[Exercise requirements]:
Starting at the first line of the data, please print exactly those lines through the one that holds "import seaborn as sns", omitting every picture.
+++ Provided data
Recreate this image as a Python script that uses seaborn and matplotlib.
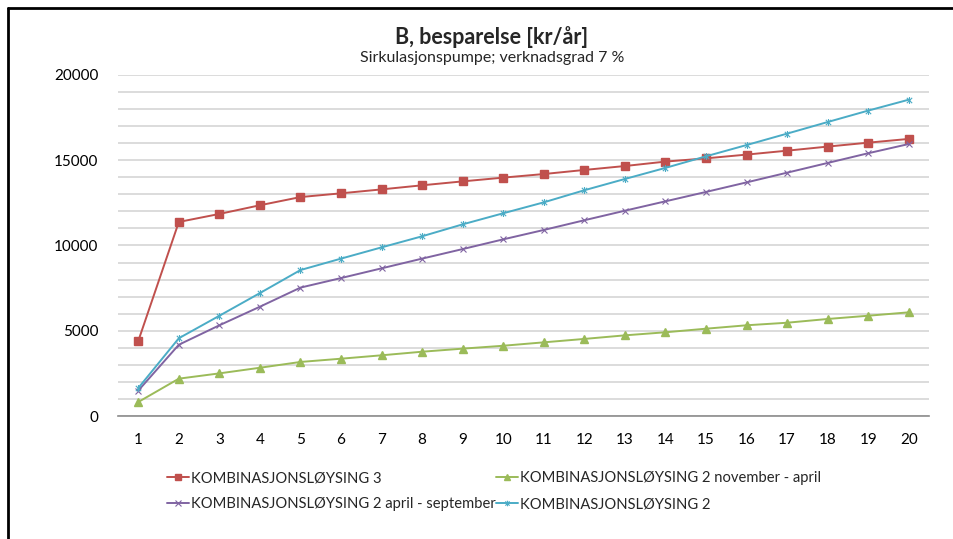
import numpy as np
import pandas as pd
import matplotlib
matplotlib.use("Agg")
import matplotlib.pyplot as plt
from matplotlib.path import Path
from matplotlib.lines import Line2D
import seaborn as sns

years = list(range(1, 21))
komb3 = [4400, 11380, 11850, 12360, 12840, 13060, 13290, 13530, 13760, 13980,
         14190, 14430, 14660, 14920, 15110, 15330, 15560, 15800, 16030, 16250]
komb2_nov_apr = [820, 2190, 2500, 2830, 3170, 3360, 3560, 3770, 3950, 4120,
                 4320, 4520, 4730, 4910, 5120, 5320, 5470, 5690, 5880, 6080]
komb2_apr_sep = [1490, 4180, 5320, 6410, 7530, 8090, 8660, 9230, 9790, 10360,
                 10910, 11480, 12040, 12590, 13140, 13700, 14270, 14840, 15410, 15950]
komb2 = [1640, 4560, 5880, 7210, 8560, 9230, 9890, 10540, 11240, 11890,
         12530, 13240, 13900, 14550, 15230, 15890, 16560, 17240, 17910, 18550]
labels = ["KOMBINASJONSLØYSING 3",
          "KOMBINASJONSLØYSING 2 november - april",
          "KOMBINASJONSLØYSING 2 april - september",
          "KOMBINASJONSLØYSING 2"]

sns.set_style("white")
plt.rcParams['font.family'] = ['Lato', 'DejaVu Sans']

# excel style asterisk marker (x with vertical bar)
star = Path([(-1, -1), (1, 1), (-1, 1), (1, -1), (0, -1.3), (0, 1.3)],
            [Path.MOVETO, Path.LINETO, Path.MOVETO, Path.LINETO, Path.MOVETO, Path.LINETO])

styles = [("#C0504D", "s", 5.8, 1.0),
          ("#9BBB59", "^", 5.8, 1.0),
          ("#8064A2", "x", 5.0, 0.8),
          ("#4BACC6", star, 5.0, 0.8)]

fig = plt.figure(figsize=(9.54, 5.39), dpi=100)
ax = fig.add_axes([0.1237, 0.2282, 0.9738 - 0.1237, 0.8609 - 0.2282])

for vals, lab, (c, m, ms, mew) in zip([komb3, komb2_nov_apr, komb2_apr_sep, komb2], labels, styles):
    sns.lineplot(x=years, y=vals, ax=ax, color=c, marker=m, markersize=ms,
                 markeredgecolor=c, markerfacecolor=c, markeredgewidth=mew,
                 linewidth=1.4, label=lab)

ax.set_xlim(0.5, 20.5)
ax.set_ylim(0, 20000)
ax.set_xticks(years)
ax.set_yticks(np.arange(0, 20001, 5000))
ax.set_yticks(np.arange(0, 20001, 1000), minor=True)
ax.grid(True, axis="y", which="both", color="#d9d9d9", linewidth=1.3)
ax.set_axisbelow(True)
ax.tick_params(axis="both", which="both", length=0, labelsize=11, colors="black")
ax.tick_params(axis="y", pad=14)
ax.tick_params(axis="x", pad=12)
for s in ["top", "right", "left"]:
    ax.spines[s].set_visible(False)
ax.spines["bottom"].set_color("#8c8c8c")
ax.spines["bottom"].set_linewidth(1.2)
ax.set_xlabel("")
ax.set_ylabel("")

# legend filled row by row like the original
h, l = ax.get_legend_handles_labels()
order = [0, 2, 1, 3]
leg = ax.legend([h[i] for i in order], [l[i] for i in order], ncol=2, loc="upper left",
                bbox_to_anchor=(0.053, -0.145), frameon=False, fontsize=10.6,
                handlelength=1.5, handletextpad=0.15, columnspacing=0.0,
                labelspacing=0.8, borderaxespad=0, markerscale=0.8)

fig.text(492 / 954, 1 - 37 / 539, "B, besparelse [kr/år]", ha="center", va="center",
         fontsize=15.5, fontweight="bold")
fig.text(492 / 954, 1 - 58 / 539, "Sirkulasjonspumpe; verknadsgrad 7 %", ha="center",
         va="center", fontsize=11.5)

# chart frame
fig.add_artist(Line2D([8 / 954, 1], [1 - 8 / 539, 1 - 8 / 539], color="black",
                      linewidth=2, transform=fig.transFigure))
fig.add_artist(Line2D([8 / 954, 8 / 954], [0, 1 - 8 / 539], color="black",
                      linewidth=2, transform=fig.transFigure))

fig.savefig("out.png", dpi=100)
++++++
[Reply]:
Recreate this image as a Python script that uses seaborn and matplotlib.
import numpy as np
import pandas as pd
import matplotlib
matplotlib.use("Agg")
import matplotlib.pyplot as plt
from matplotlib.path import Path
from matplotlib.lines import Line2D
import seaborn as sns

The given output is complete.